Nel 2023 il solo incoming tornerà su quota 44 miliardi di euro. Senza la pandemia avremmo già raggiunto quota 50 miliardi di euro. Calcolando il Tourism Satellite Account, per quanto riguarda l’impatto diretto e indiretto prodotto dall’industria dell’ospitalità, si arriva a una quota del 12-15% del Pil (prodotto interno lordo), che nel 2022 ha superato quota 1.909 miliardi di euro e che cresce ulteriormente considerando anche comparti che sono molto affini al turismo e che da esso traggono vantaggio: la moda, lo sport, la cultura, l’enogastronomia. Almeno un quarto del Pil italiano ruota attorno all’industria dell’ospitalità ed è una quota in costante crescita.
In Italia c'è un forte rischio di emigrazione all'estero dei professionisti dell'ospitalità
Ospitalità italiana: retribuzioni inadeguate non all'altezza del comparto
Sempre il Tsa (Tourism Satellite Account) ha certificato che se Roma è di gran lunga la prima destinazione turistica in Italia con un fatturato complessivo che supera i 7 miliardi di euro, al secondo e terzo posto si sono attestati territori costieri come la costa veneta da Bibbione a Caorle a Jesolo a Cavallino Treporti (che fattura 4,3 miliardi di euro) e la costa romagnola tra Rimini e Riccione (che fattura 4,1 miliardi di euro).
Solo a quel punto arrivano destinazioni come Milano (3,48 miliardi di euro), Venezia (3 miliardi di euro) e Firenze (2,84 miliardi di euro).
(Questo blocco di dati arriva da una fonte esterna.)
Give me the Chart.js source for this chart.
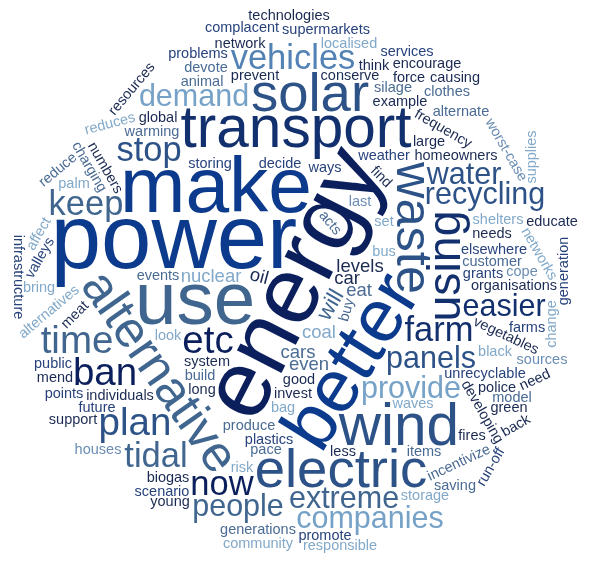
<!DOCTYPE html>
<html>
<head>
<meta charset="utf-8">
<title>Word cloud</title>
<script src="https://cdn.jsdelivr.net/npm/chart.js@4.4.1/dist/chart.umd.min.js"></script>
<style>
  html, body { margin: 0; padding: 0; background: #fff; }
  #wrap { width: 593px; height: 564px; }
</style>
</head>
<body>
<div id="wrap"><canvas id="cloud"></canvas></div>
<script>
// words and how often they came up
const words = [
  'energy', 'power', 'make', 'use', 'better', 'transport', 'wind', 'electric', 'solar', 'waste',
  'alternative', 'using', 'plan', 'etc', 'ban', 'time', 'vehicles', 'stop', 'keep', 'tidal',
  'now', 'farm', 'recycling', 'demand', 'water', 'people', 'provide', 'panels', 'extreme', 'easier',
  'companies', 'will', 'oil', 'coal', 'levels', 'car', 'nuclear', 'eat', 'cars', 'even',
  'good', 'system', 'decide', 'events', 'produce', 'storing', 'invest', 'weather', 'homeowners', 'plastics',
  'grants', 'customer', 'unrecyclable', 'elsewhere', 'individuals', 'organisations', 'vegetables', 'frequency', 'waves', 'ways',
  'bus', 'needs', 'shelters', 'warming', 'example', 'build', 'developing', 'numbers', 'meat', 'black',
  'global', 'prevent', 'silage', 'large', 'incentivize', 'last', 'alternatives', 'police', 'animal', 'conserve',
  'alternate', 'items', 'charging', 'networks', 'long', 'farms', 'biogas', 'look', 'think', 'future',
  'devote', 'worst-case', 'force', 'model', 'find', 'reduces', 'resources', 'clothes', 'palm', 'scenario',
  'network', 'green', 'storage', 'less', 'generations', 'localised', 'supermarkets', 'problems', 'encourage', 'sources',
  'public', 'educate', 'cope', 'young', 'houses', 'points', 'promote', 'support', 'pace', 'services',
  'bring', 'complacent', 'need', 'valleys', 'community', 'responsible', 'bag', 'risk', 'change', 'saving',
  'causing', 'technologies', 'reduce', 'back', 'affect', 'run-off', 'generation', 'infrastructure', 'supplies', 'acts',
  'buy', 'set', 'fires', 'mend'
];
const counts = [
  21, 20, 17, 16, 16, 12, 12, 11, 11, 10,
  10, 9, 7, 7, 7, 7, 6, 6, 6, 6,
  6, 6, 5, 5, 5, 5, 5, 5, 5, 5,
  5, 3, 2, 2, 2, 2, 2, 2, 2, 2,
  1, 1, 1, 1, 1, 1, 1, 1, 1, 1,
  1, 1, 1, 1, 1, 1, 1, 1, 1, 1,
  1, 1, 1, 1, 1, 1, 1, 1, 1, 1,
  1, 1, 1, 1, 1, 1, 1, 1, 1, 1,
  1, 1, 1, 1, 1, 1, 1, 1, 1, 1,
  1, 1, 1, 1, 1, 1, 1, 1, 1, 1,
  1, 1, 1, 1, 1, 1, 1, 1, 1, 1,
  1, 1, 1, 1, 1, 1, 1, 1, 1, 1,
  1, 1, 1, 1, 1, 1, 1, 1, 1, 1,
  1, 1, 1, 1, 1, 1, 1, 1, 1, 1,
  1, 1, 1, 1
];

// styling: colour per word, rotation (degrees) of the tilted ones,
// and the side of the cloud the bigger words lean to (degrees, 0 = right, 90 = down)
const shades = {
  '#0c3a8c': ['power', 'make', 'better'],
  '#0b1f5c': ['energy', 'ban', 'now', 'etc'],
  '#13306e': ['transport', 'easier', 'farm', 'using'],
  '#2c5288': ['electric', 'wind', 'waste', 'solar', 'recycling', 'stop', 'water', 'plan', 'panels'],
  '#40668f': ['use', 'alternative', 'keep', 'tidal', 'time', 'people', 'extreme', 'will'],
  '#5382b4': ['vehicles'],
  '#76a2c8': ['demand', 'provide', 'companies'],
  '#1b2a52': ['global', 'prevent', 'police', 'long', 'biogas', 'think', 'find', 'resources', 'green', 'network',
    'less', 'encourage', 'young', 'educate', 'support', 'need', 'fires', 'back', 'frequency', 'vegetables',
    'organisations', 'invest', 'system', 'good', 'needs', 'example', 'developing', 'numbers', 'meat', 'force',
    'large', 'conserve', 'levels', 'car', 'oil', 'technologies', 'individuals', 'homeowners', 'causing', 'mend'],
  '#28437c': ['weather', 'elsewhere', 'storing', 'decide', 'ways', 'unrecyclable', 'plastics', 'problems', 'public',
    'valleys', 'supermarkets', 'points', 'promote', 'services', 'complacent', 'infrastructure', 'scenario',
    'farms', 'future', 'run-off', 'generation'],
  '#4a6b93': ['events', 'produce', 'customer', 'warming', 'build', 'items', 'animal', 'charging', 'devote', 'eat',
    'cars', 'even', 'model', 'generations', 'acts', 'buy', 'silage', 'incentivize', 'alternate', 'reduce',
    'saving', 'clothes', 'pace'],
  '#6a8db4': ['sources', 'houses', 'cope', 'worst-case', 'last'],
  '#82a9c9': ['black', 'alternatives', 'look', 'networks', 'waves', 'bus', 'shelters', 'affect', 'supplies', 'coal',
    'nuclear', 'reduces', 'palm', 'storage', 'localised', 'responsible', 'bag', 'community', 'bring', 'risk',
    'set', 'change']
};
const turn = {
  energy: -63, better: -58, alternative: 55, waste: 90, using: -90, will: -60,
  alternatives: -40, incentivize: -25, frequency: 30, vegetables: 25, developing: 60, numbers: 60,
  meat: -45, infrastructure: 90, generation: -90, supplies: -90, 'run-off': -60, affect: -60,
  back: -30, reduce: -40, change: -90, charging: 60, networks: 60, 'worst-case': 60, oil: 15,
  find: 45, resources: -50, reduces: -15, valleys: -60, need: -25, acts: 50, buy: -75
};
const lean = {
  power: -160, make: -113, use: 159, better: 54, transport: -100, electric: 60, wind: 75,
  waste: -21, solar: -92, alternative: 144, using: -17, vehicles: -80, recycling: -50,
  demand: -120, stop: -130, water: -40, etc: -165, keep: -170, ban: 175, tidal: 150,
  time: 165, people: 155, provide: 145, plan: 125, now: 115, panels: 55, extreme: 85,
  easier: 25, companies: 40, farm: 10
};

const colorOf = {};
Object.keys(shades).forEach(c => shades[c].forEach(w => { colorOf[w] = c; }));

const FONT = '"Liberation Sans", Arial, Helvetica, sans-serif';

const cloudPlugin = {
  id: 'cloud',
  afterDraw(chart) {
    const ctx = chart.ctx;
    const xs = chart.scales.x, ys = chart.scales.y;
    const cx = xs.getPixelForValue(0), cy = ys.getPixelForValue(-0.01);
    const rx = Math.abs(xs.getPixelForValue(1) - xs.getPixelForValue(0)) * 0.985;
    const ry = Math.abs(ys.getPixelForValue(1) - ys.getPixelForValue(0)) * 0.995;
    const G = 2;
    const gw = Math.ceil(chart.width / G), gh = Math.ceil(chart.height / G);
    const grid = new Uint8Array(gw * gh);
    for (let gy = 0; gy < gh; gy++) {
      for (let gx = 0; gx < gw; gx++) {
        const dx = (gx * G + G / 2 - cx) / rx, dy = (gy * G + G / 2 - cy) / ry;
        if (dx * dx + dy * dy > 1) grid[gy * gw + gx] = 1;
      }
    }
    const off = document.createElement('canvas');
    const octx = off.getContext('2d', { willReadFrequently: true });
    const order = words.map((w, i) => i).sort((a, b) => counts[b] - counts[a] || a - b);
    const reach = rx * 0.34;
    const maxR = 2 * Math.max(rx, ry) + 10;

    order.forEach(i => {
      const word = words[i];
      const rot = (turn[word] || 0) * Math.PI / 180;
      const leans = lean[word] !== undefined;
      const theta0 = leans ? lean[word] * Math.PI / 180 : i * 2.39996;
      // spiral starts from the middle, or part way out towards the lean side
      const sx = cx + (leans ? reach * Math.cos(theta0) : 0);
      const sy = cy + (leans ? reach * Math.sin(theta0) * ry / rx : 0);
      let size = 10.5 + 4 * counts[i];
      while (size >= 9) {
        const font = size + 'px ' + FONT;
        octx.font = font;
        const w = octx.measureText(word).width;
        const h = size * 1.3;
        const c = Math.abs(Math.cos(rot)), s = Math.abs(Math.sin(rot));
        const bw = Math.ceil((w * c + h * s) / G) * G + 2 * G;
        const bh = Math.ceil((w * s + h * c) / G) * G + 2 * G;
        off.width = bw;
        off.height = bh;
        octx.font = font;
        octx.textAlign = 'center';
        octx.textBaseline = 'middle';
        octx.translate(bw / 2, bh / 2);
        octx.rotate(rot);
        octx.fillStyle = '#000';
        octx.fillText(word, 0, 0);
        const img = octx.getImageData(0, 0, bw, bh).data;
        const mw = bw / G, mh = bh / G;
        const cells = [];
        for (let my = 0; my < mh; my++) {
          for (let mx = 0; mx < mw; mx++) {
            let hit = false;
            for (let py = 0; py < G && !hit; py++) {
              for (let px = 0; px < G; px++) {
                if (img[((my * G + py) * bw + mx * G + px) * 4 + 3] > 30) { hit = true; break; }
              }
            }
            if (hit) cells.push(mx, my);
          }
        }

        const fits = (ox, oy) => {
          for (let k = 0; k < cells.length; k += 2) {
            const gx = ox + cells[k], gy = oy + cells[k + 1];
            if (gx < 0 || gy < 0 || gx >= gw || gy >= gh || grid[gy * gw + gx]) return false;
          }
          return true;
        };

        let spot = null;
        for (let r = 0; r <= maxR && !spot; r += G) {
          const n = r === 0 ? 1 : Math.ceil(2 * Math.PI * r / 3);
          for (let k = 0; k < n; k++) {
            const step = (k + 1) >> 1;
            const t = theta0 + Math.PI + (k % 2 ? 1 : -1) * 2 * Math.PI * step / n;
            const px = sx + r * Math.cos(t), py = sy + r * Math.sin(t) * ry / rx;
            const ox = Math.round((px - bw / 2) / G), oy = Math.round((py - bh / 2) / G);
            if (fits(ox, oy)) { spot = [ox, oy]; break; }
          }
        }

        if (spot) {
          // mark the word and a one-cell margin round it
          for (let k = 0; k < cells.length; k += 2) {
            const gx0 = spot[0] + cells[k], gy0 = spot[1] + cells[k + 1];
            for (let ey = -1; ey <= 1; ey++) {
              for (let ex = -1; ex <= 1; ex++) {
                const gx = gx0 + ex, gy = gy0 + ey;
                if (gx >= 0 && gy >= 0 && gx < gw && gy < gh) grid[gy * gw + gx] = 1;
              }
            }
          }
          ctx.save();
          ctx.translate(spot[0] * G + bw / 2, spot[1] * G + bh / 2);
          ctx.rotate(rot);
          ctx.font = font;
          ctx.textAlign = 'center';
          ctx.textBaseline = 'middle';
          ctx.fillStyle = colorOf[word] || '#28437c';
          ctx.fillText(word, 0, 0);
          ctx.restore();
          return;
        }
        size = Math.floor(size * 0.88);
      }
    });
  }
};

const config = {
  type: 'scatter',
  data: { datasets: [{ label: 'words', data: [], pointRadius: 0 }] },
  options: {
    responsive: true,
    maintainAspectRatio: false,
    animation: false,
    layout: { padding: 0 },
    scales: {
      x: { type: 'linear', min: -1, max: 1, display: false },
      y: { type: 'linear', min: -1, max: 1, display: false }
    },
    plugins: {
      legend: { display: false },
      tooltip: { enabled: false }
    }
  },
  plugins: [cloudPlugin]
};

const cloudChart = new Chart(document.getElementById('cloud'), config);
</script>
</body>
</html>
Napoli è al sesto posto con 1,35 miliardi di euro. Sopra il miliardo di euro c’è Torino, sopra i 900 milioni di euro c’è Bologna.
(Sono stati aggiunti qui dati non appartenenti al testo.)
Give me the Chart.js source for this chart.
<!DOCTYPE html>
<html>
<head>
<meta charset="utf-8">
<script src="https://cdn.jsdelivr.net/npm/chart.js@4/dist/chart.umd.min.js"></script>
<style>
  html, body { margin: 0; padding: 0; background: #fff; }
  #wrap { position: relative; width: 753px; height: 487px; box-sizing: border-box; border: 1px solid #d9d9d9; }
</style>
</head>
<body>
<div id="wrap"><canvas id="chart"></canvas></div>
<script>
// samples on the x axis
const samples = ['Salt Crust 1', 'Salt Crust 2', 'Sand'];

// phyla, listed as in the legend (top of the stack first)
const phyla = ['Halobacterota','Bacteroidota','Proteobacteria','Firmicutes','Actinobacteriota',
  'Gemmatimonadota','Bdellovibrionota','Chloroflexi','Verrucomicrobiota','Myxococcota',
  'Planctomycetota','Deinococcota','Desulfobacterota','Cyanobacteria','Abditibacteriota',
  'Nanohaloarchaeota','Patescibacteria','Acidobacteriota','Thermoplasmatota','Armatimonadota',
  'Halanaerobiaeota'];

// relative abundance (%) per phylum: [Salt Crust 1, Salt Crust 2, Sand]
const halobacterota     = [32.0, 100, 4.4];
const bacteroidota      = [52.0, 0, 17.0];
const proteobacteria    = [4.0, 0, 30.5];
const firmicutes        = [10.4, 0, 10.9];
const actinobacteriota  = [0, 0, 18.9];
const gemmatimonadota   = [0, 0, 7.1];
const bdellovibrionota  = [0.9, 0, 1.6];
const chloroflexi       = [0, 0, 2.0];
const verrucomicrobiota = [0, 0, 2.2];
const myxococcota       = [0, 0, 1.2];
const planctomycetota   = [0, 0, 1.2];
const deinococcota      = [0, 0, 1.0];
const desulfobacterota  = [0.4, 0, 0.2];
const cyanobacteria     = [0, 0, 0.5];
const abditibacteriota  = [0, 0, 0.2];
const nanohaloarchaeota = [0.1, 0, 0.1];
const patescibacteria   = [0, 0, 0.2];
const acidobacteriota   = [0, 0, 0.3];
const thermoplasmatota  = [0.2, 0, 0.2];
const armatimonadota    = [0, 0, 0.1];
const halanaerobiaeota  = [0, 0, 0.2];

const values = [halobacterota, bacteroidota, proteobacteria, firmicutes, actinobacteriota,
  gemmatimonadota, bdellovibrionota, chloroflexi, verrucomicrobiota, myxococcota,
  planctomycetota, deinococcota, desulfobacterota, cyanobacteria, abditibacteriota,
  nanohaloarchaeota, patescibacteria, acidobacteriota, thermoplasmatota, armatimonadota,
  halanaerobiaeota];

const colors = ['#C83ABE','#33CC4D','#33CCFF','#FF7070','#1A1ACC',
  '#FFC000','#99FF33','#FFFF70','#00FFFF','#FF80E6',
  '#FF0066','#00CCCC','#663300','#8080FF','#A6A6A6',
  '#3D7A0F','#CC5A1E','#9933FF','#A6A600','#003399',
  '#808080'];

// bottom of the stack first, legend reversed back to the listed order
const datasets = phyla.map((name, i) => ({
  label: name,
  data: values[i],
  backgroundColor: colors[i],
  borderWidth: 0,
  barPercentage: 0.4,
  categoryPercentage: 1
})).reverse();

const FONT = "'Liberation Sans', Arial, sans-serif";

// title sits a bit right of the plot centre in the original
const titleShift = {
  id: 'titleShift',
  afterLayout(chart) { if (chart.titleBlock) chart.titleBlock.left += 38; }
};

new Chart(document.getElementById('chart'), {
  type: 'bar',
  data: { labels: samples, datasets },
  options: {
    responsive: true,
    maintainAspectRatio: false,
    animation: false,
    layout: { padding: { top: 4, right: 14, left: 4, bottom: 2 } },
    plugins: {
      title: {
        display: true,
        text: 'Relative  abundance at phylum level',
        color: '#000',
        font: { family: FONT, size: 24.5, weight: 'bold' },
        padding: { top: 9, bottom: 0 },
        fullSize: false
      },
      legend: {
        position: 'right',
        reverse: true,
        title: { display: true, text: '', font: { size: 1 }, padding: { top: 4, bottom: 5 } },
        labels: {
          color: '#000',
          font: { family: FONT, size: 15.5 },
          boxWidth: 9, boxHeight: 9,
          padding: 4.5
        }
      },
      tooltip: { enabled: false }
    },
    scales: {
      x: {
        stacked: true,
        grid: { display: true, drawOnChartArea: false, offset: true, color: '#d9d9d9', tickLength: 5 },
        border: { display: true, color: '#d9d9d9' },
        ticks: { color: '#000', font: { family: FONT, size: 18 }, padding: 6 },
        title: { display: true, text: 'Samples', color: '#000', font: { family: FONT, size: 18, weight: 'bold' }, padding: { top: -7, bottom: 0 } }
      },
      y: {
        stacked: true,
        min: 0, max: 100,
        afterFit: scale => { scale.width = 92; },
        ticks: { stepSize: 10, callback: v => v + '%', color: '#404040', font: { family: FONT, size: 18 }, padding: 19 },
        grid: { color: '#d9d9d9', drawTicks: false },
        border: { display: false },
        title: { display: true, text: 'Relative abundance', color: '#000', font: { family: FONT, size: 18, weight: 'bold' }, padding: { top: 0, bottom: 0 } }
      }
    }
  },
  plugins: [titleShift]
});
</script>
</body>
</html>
Un problema a parte, piuttosto drammatico, riguarda gli emolumenti che nell’industria dell’ospitalità italiana sono decisamente inferiori rispetto alla media europea e non corrispondono minimamente all’importanza assunta dal comparto. In passato il problema non era avvertito in maniera seria perché il fuori busta, le mance, altre fonti di guadagno, tutti esentasse, raddoppiavano se non triplicavano l’effettivo guadagno. Tutto ciò è scomparso. Restano contratti sindacali del tutto inadeguati e restano rapporti di lavoro che non corrispondono a ciò che la stessa Costituzione afferma all’articolo 36: “Il lavoratore ha diritto a una retribuzione proporzionata alla quantità e qualità del suo lavoro e in ogni caso sufficiente ad assicurare a sé e alla famiglia un'esistenza libera e dignitosa”.
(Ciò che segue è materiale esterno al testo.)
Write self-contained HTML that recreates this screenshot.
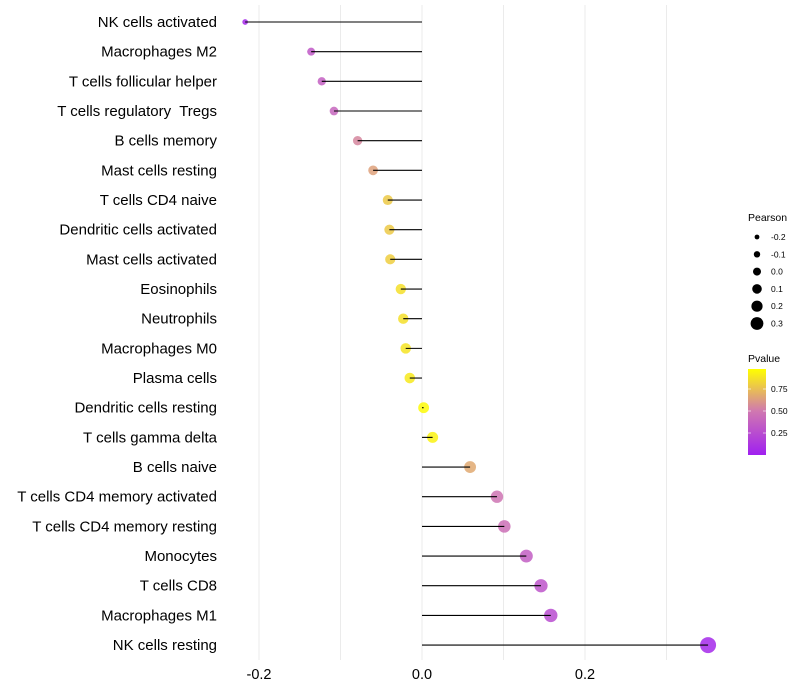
<!DOCTYPE html>
<html><head><meta charset="utf-8"><style>
body{margin:0;background:#fff;}
svg{display:block;font-family:"Liberation Sans",sans-serif;}
text{white-space:pre;}
</style></head><body>
<svg id="chart" width="800" height="700" viewBox="0 0 800 700">
<g id="grid"></g><g id="marks"></g><g id="ylabels"></g><g id="xlabels"></g><g id="legend"></g>
</svg>
<script>
const categories=["NK cells activated","Macrophages M2","T cells follicular helper","T cells regulatory  Tregs","B cells memory","Mast cells resting","T cells CD4 naive","Dendritic cells activated","Mast cells activated","Eosinophils","Neutrophils","Macrophages M0","Plasma cells","Dendritic cells resting","T cells gamma delta","B cells naive","T cells CD4 memory activated","T cells CD4 memory resting","Monocytes","T cells CD8","Macrophages M1","NK cells resting"];
const pearson=[-0.217,-0.136,-0.123,-0.108,-0.079,-0.060,-0.042,-0.040,-0.039,-0.026,-0.023,-0.020,-0.015,0.002,0.013,0.059,0.092,0.101,0.128,0.146,0.158,0.351];
const pvalue=[0.05,0.32,0.36,0.40,0.55,0.65,0.80,0.80,0.82,0.88,0.88,0.90,0.92,0.98,0.95,0.68,0.48,0.45,0.35,0.30,0.25,0.05];
const xTicks=[-0.2,0.0,0.2];
const xTickLabels=["-0.2","0.0","0.2"];
const minorTicks=[-0.1,0.1,0.3];
const sizeLegendVals=[-0.2,-0.1,0.0,0.1,0.2,0.3];
const sizeLegendLabels=["-0.2","-0.1","0.0","0.1","0.2","0.3"];
const pLegendVals=[0.25,0.5,0.75];
const pLegendLabels=["0.25","0.50","0.75"];

const NS="http://www.w3.org/2000/svg";
const x=v=>422+v*815;
const y=i=>22+i*29.67;
const r=v=>Math.max(1.8,Math.sqrt(Math.max(0,29.4+98.6*v)));
const rl=v=>Math.max(1.5,4.3+8*v);
function lerp(a,b,t){return a.map((c,k)=>Math.round(c+(b[k]-c)*t));}
function col(p){const s=[[160,32,240],[208,120,176],[255,255,0]];
 const c=p<0.5?lerp(s[0],s[1],p/0.5):lerp(s[1],s[2],(p-0.5)/0.5);return `rgb(${c})`;}
function mk(tag,at,parent){const e=document.createElementNS(NS,tag);for(const k in at)e.setAttribute(k,at[k]);parent.appendChild(e);return e;}
const G=document.getElementById('grid'),M=document.getElementById('marks'),YL=document.getElementById('ylabels'),XL=document.getElementById('xlabels'),L=document.getElementById('legend');
[...xTicks,...minorTicks].forEach(t=>{
 const g=mk('line',{x1:x(t),x2:x(t),y1:5,y2:660,stroke:'#ebebeb','stroke-width':1},G);
 
 
});
xTicks.forEach((t,i)=>{
 const tx=mk('text',{x:x(t),y:679,'text-anchor':'middle','font-size':14.5,fill:'#000'},XL);tx.textContent=xTickLabels[i];
 
 
});
categories.forEach((c,i)=>{
 const t=mk('text',{x:217,y:y(i)+5,'text-anchor':'end','font-size':15,fill:'#000'},YL);t.textContent=c;
 
 
 const d=mk('circle',{cx:x(pearson[i]),cy:y(i),r:r(pearson[i]),fill:col(pvalue[i]),'fill-opacity':0.85},M);
 
 
 const l=mk('line',{x1:x(0),x2:x(pearson[i]),y1:y(i),y2:y(i),stroke:'#000','stroke-width':1.1},M);
 
 
});
let t=mk('text',{x:748,y:221,'font-size':10.5,fill:'#000'},L);t.textContent="Pearson";


sizeLegendVals.forEach((v,i)=>{
 const cy=237+i*17.3;
 const c=mk('circle',{cx:757,cy:cy,r:rl(v)-0.3,fill:'#000'},L);
 
 
 const tt=mk('text',{x:771,y:cy+3,'font-size':8.5,fill:'#000'},L);tt.textContent=sizeLegendLabels[i];
 
 
});
t=mk('text',{x:748,y:362,'font-size':10.5,fill:'#000'},L);t.textContent="Pvalue";


const defs=mk('defs',{},L);
const gr=mk('linearGradient',{id:'pg',x1:0,y1:1,x2:0,y2:0},defs);
mk('stop',{offset:'0%','stop-color':col(0)},gr);mk('stop',{offset:'51%','stop-color':col(0.5)},gr);mk('stop',{offset:'100%','stop-color':col(1)},gr);
const bar=mk('rect',{x:748,y:369,width:18,height:86,fill:'url(#pg)'},L);


pLegendVals.forEach((p,i)=>{
 const cy=455-p*88;
 mk('line',{x1:748,x2:751,y1:cy,y2:cy,stroke:'#fff','stroke-opacity':0.6},L);
 mk('line',{x1:763,x2:766,y1:cy,y2:cy,stroke:'#fff','stroke-opacity':0.6},L);
 const tt=mk('text',{x:771,y:cy+3,'font-size':8.5,fill:'#000'},L);tt.textContent=pLegendLabels[i];
 
 
});
</script>
</body></html>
Il rischio è che sempre più professionisti del settore dell’ospitalità emigrino all’estero, dove la loro professionalità è decisamente riconosciuta e assai meglio retribuita. Sarebbe una sorta di suicidio per un comparto che è diventato strategico per l’Italia, anche se Parlamento e Governo non se ne sono ancora ben resi conto.